Waiving Support Rights in a Premarital Agreement
So, first a word about waiving support rights entirely. Some agreements will waive support entirely, but some of those agreements, if you read the entire agreement, you’ll see that there are other provisions in there that make the outcome fairer for the couples.
So, for example, one type of provision that I really like when we have a spouse that’s in an economically inferior position, is to give that spouse economic security during the marriage and as a result after the marriage. What you do here is you have the wealthier spouse agree to just give money to the poorer spouse each year while they’re married, and the poorer spouse then gets to keep that money at death or divorce. I think these provisions are particularly helpful when the richer spouse has children from another relationship, who might try and fight any gift to the poorer spouse in a will.

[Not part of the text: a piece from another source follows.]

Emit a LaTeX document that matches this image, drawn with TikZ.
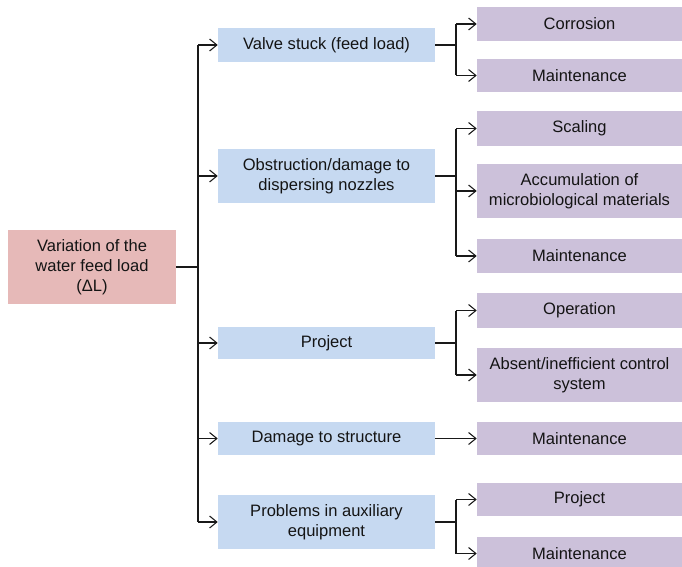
\documentclass[tikz,border=0pt]{standalone}
\usepackage{fontspec}
\setmainfont{Liberation Sans}
\usetikzlibrary{arrows.meta}
\definecolor{pinkbox}{HTML}{E6B9B8}
\definecolor{bluebox}{HTML}{C6D9F1}
\definecolor{purplebox}{HTML}{CCC1DA}
\definecolor{txt}{HTML}{141414}
\begin{document}
\begin{tikzpicture}[x=0.75pt,y=-0.75pt,
  box/.style={rectangle, inner sep=0pt, align=center, text=txt,
    font=\fontsize{12.4pt}{15pt}\selectfont},
  leftbox/.style={box, fill=pinkbox, minimum width=168*0.75pt, minimum height=74*0.75pt},
  midbox/.style={box, fill=bluebox, minimum width=217*0.75pt},
  rightbox/.style={box, fill=purplebox, minimum width=205*0.75pt},
  conn/.style={line width=0.9pt, draw=black!90},
  stub/.style={line width=1.5pt, draw=black!90},
  arr/.style={conn, -{Straight Barb[length=5.5pt,width=9pt,line width=0.8pt]}}
]
\useasboundingbox (0,0) rectangle (682,567);
% left
\node[leftbox] (root) at (92,267) {Variation of the\\water feed load\\(ΔL)};
% middle
\node[midbox, minimum height=34*0.75pt] (valve) at (326.5,45) {Valve stuck (feed load)};
\node[midbox, minimum height=54*0.75pt] (obst) at (326.5,176) {Obstruction/damage to\\dispersing nozzles};
\node[midbox, minimum height=32*0.75pt] (proj) at (326.5,343) {Project};
\node[midbox, minimum height=33*0.75pt] (dam) at (326.5,438.5) {Damage to structure};
\node[midbox, minimum height=54*0.75pt] (prob) at (326.5,522) {Problems in auxiliary\\equipment};
% right
\node[rightbox, minimum height=34*0.75pt] (corr) at (579.5,24) {Corrosion};
\node[rightbox, minimum height=33*0.75pt] (mA) at (579.5,75.5) {Maintenance};
\node[rightbox, minimum height=35*0.75pt] (scal) at (579.5,128.5) {Scaling};
\node[rightbox, minimum height=54*0.75pt] (acc) at (579.5,191) {Accumulation of\\microbiological materials};
\node[rightbox, minimum height=34*0.75pt] (mB) at (579.5,256) {Maintenance};
\node[rightbox, minimum height=35*0.75pt] (oper) at (579.5,310.5) {Operation};
\node[rightbox, minimum height=54*0.75pt] (abs) at (579.5,375) {Absent/inefficient control\\system};
\node[rightbox, minimum height=33*0.75pt] (mC) at (579.5,438.5) {Maintenance};
\node[rightbox, minimum height=33*0.75pt] (projR) at (579.5,499.5) {Project};
\node[rightbox, minimum height=33*0.75pt] (mD) at (579.5,553.5) {Maintenance};
% trunk
\coordinate (trunk) at (198,0);
\draw[stub] (root.east) -- (root.east -| trunk);
\draw[conn] (trunk |- valve.west) -- (trunk |- prob.west);
\foreach \n in {valve,obst,proj,dam,prob}
  \draw[arr] (trunk |- \n.west) -- (\n.west);
% brackets
\coordinate (br) at (456,0);
\draw[stub] (valve.east) -- (valve.east -| br);
\draw[conn] (br |- corr.west) -- (br |- mA.west);
\draw[arr] (br |- corr.west) -- (corr.west);
\draw[arr] (br |- mA.west) -- (mA.west);
\draw[conn] (obst.east) -- (obst.east -| br);
\draw[conn] (br |- scal.west) -- (br |- mB.west);
\draw[arr] (br |- scal.west) -- (scal.west);
\draw[arr] (br |- acc.west) -- (acc.west);
\draw[arr] (br |- mB.west) -- (mB.west);
\draw[stub] (proj.east) -- (proj.east -| br);
\draw[conn] (br |- oper.west) -- (br |- abs.west);
\draw[arr] (br |- oper.west) -- (oper.west);
\draw[arr] (br |- abs.west) -- (abs.west);
\draw[arr] (dam.east) -- (mC.west);
\draw[stub] (prob.east) -- (prob.east -| br);
\draw[conn] (br |- projR.west) -- (br |- mD.west);
\draw[arr] (br |- projR.west) -- (projR.west);
\draw[arr] (br |- mD.west) -- (mD.west);
\end{tikzpicture}
\end{document}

You can structure these in lots of different ways. I’ve seen provisions that tie the amount of money to the richer spouse’s income and make it a set percentage. I’ve seen provisions that basically requires the richer spouse to max out an IRA for the poorer spouse each year. Some agreements just have a flat dollar amount to be paid each year, with these I would advise perhaps including an inflation adjustment. The best practice provisions will also include a penalty provision for non-payment by the wealthier spouse, say, an interest provision or something like that. One obvious advantage of this approach is that that there’s essentially no tax consequences on inter-spousal transfers during marriage. And, of course, I think there’s a real benefit that comes from enhancing the economic position of the poorer spouse during the marriage. That puts the poorer spouse in a more stable position regardless of how the marriage ends, particularly though if it ends due to the death of the richer spouse or due to divorce.

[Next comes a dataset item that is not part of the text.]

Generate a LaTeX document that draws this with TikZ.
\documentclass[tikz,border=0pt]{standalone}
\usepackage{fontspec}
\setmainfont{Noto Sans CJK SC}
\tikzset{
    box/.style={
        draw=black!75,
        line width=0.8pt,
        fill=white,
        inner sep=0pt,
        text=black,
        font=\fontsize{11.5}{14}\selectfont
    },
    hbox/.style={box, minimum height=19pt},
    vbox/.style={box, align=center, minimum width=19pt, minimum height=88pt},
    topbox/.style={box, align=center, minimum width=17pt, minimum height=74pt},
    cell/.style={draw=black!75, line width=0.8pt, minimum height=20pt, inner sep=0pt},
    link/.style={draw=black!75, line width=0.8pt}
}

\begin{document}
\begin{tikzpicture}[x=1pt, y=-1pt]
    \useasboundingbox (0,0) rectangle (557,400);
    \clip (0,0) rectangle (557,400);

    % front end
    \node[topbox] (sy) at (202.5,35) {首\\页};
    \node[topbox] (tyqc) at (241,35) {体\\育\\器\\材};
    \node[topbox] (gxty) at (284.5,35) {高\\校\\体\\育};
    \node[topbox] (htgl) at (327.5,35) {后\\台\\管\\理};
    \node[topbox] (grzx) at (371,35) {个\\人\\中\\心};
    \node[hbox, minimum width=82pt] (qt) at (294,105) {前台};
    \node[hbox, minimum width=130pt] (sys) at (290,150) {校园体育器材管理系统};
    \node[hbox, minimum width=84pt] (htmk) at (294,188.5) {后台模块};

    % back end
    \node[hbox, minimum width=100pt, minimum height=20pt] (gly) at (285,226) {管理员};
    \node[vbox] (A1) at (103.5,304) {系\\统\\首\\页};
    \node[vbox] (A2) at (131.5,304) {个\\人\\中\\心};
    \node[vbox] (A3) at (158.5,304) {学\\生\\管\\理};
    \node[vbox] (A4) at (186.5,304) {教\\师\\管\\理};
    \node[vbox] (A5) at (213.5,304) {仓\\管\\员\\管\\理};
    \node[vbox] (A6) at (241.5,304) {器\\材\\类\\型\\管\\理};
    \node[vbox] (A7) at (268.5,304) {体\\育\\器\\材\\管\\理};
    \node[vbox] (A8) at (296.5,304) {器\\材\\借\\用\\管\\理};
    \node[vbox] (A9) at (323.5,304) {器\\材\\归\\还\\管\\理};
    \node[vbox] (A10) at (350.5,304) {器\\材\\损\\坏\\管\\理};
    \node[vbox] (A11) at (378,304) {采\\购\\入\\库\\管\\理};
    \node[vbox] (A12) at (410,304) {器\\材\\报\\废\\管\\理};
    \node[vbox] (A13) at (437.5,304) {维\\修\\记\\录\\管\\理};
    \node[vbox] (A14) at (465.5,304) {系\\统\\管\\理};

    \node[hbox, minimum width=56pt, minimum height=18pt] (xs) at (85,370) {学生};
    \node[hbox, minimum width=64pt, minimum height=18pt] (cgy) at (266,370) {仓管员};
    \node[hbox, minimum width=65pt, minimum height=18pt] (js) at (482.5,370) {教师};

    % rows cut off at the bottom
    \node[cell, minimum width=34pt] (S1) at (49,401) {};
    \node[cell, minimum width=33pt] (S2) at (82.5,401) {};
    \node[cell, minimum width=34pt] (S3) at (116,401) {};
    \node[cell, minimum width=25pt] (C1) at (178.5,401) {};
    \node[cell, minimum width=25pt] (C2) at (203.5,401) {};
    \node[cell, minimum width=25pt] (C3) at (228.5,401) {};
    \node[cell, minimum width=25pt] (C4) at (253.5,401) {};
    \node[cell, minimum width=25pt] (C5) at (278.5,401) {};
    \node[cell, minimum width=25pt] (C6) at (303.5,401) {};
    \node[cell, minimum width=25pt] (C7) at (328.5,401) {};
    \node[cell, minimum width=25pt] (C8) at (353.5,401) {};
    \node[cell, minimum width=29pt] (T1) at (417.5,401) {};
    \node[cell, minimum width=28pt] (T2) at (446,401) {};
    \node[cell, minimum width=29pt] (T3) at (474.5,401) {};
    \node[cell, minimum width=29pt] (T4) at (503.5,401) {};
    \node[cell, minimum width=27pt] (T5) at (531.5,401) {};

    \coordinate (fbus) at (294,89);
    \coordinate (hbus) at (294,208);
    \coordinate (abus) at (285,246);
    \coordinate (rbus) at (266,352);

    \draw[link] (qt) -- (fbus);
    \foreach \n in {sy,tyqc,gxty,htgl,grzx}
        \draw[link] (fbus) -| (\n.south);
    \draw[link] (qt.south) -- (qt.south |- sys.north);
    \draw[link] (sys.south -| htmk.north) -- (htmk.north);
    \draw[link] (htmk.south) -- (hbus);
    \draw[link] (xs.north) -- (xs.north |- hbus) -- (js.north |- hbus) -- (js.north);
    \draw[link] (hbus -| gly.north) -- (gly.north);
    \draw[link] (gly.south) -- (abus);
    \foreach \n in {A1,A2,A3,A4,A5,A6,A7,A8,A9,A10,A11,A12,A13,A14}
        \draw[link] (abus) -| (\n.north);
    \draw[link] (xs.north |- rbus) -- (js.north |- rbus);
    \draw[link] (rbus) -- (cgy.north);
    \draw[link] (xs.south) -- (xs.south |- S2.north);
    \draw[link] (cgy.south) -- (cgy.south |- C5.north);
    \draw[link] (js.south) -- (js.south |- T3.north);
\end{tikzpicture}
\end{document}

Modifying Financial Support in Advance
Now, what about contractually modifying the amount of support in advance? In appropriate cases, this is also a good idea, you see a lot of different approaches out there and this is your opportunity to really think creatively. Some agreements just set support as a flat sum of money. A pretty common approach that you’ll see is an escalator clause with increasing awards based on the length of the marriage. For instance, the provision might say, “If we are married up to five years then you get $10,000 for each year of marriage, if we’re married 10 years you get $20,000 for each year of marriage.” If you do take this approach, I would suggest including an adjustment for inflation, which is something I rarely see in these documents, but it seems to me like a no-brainer. What if a couple is married for 30 years before they divorce? Those flat dollar amounts might not make a lot of sense 30 years later. You can easily tie a dollar amount to something like the Consumer Price Index, and there are plenty of commercial lease agreements out there that do exactly that if you want to use them for model language.
Dealing with Fault
Finally, depending on the law in your jurisdiction and the desires of the parties, you probably also want to specify that fault is not relevant to the spousal support award. If you allow fault to remain on the table, you basically just agreed to litigate because that’s going to encourage the spouses to litigate about whether or not sufficient fault grounds exist and in my mind that really defeats the entire purpose of having an agreement in the first place. So, in sum, spousal support’s an issue we should always discuss with our clients when preparing premarital agreements and it’s really important to think creatively about what types of provisions might be appropriate for a particular couple.
Thank you, Elizabeth. Well, first for pointing out that some states still litigate fault in divorce, something that I didn’t realize, and how important it is really to address that in a premarital agreement. And secondly, for demystifying, in general, spousal support in premarital agreements. Thank you.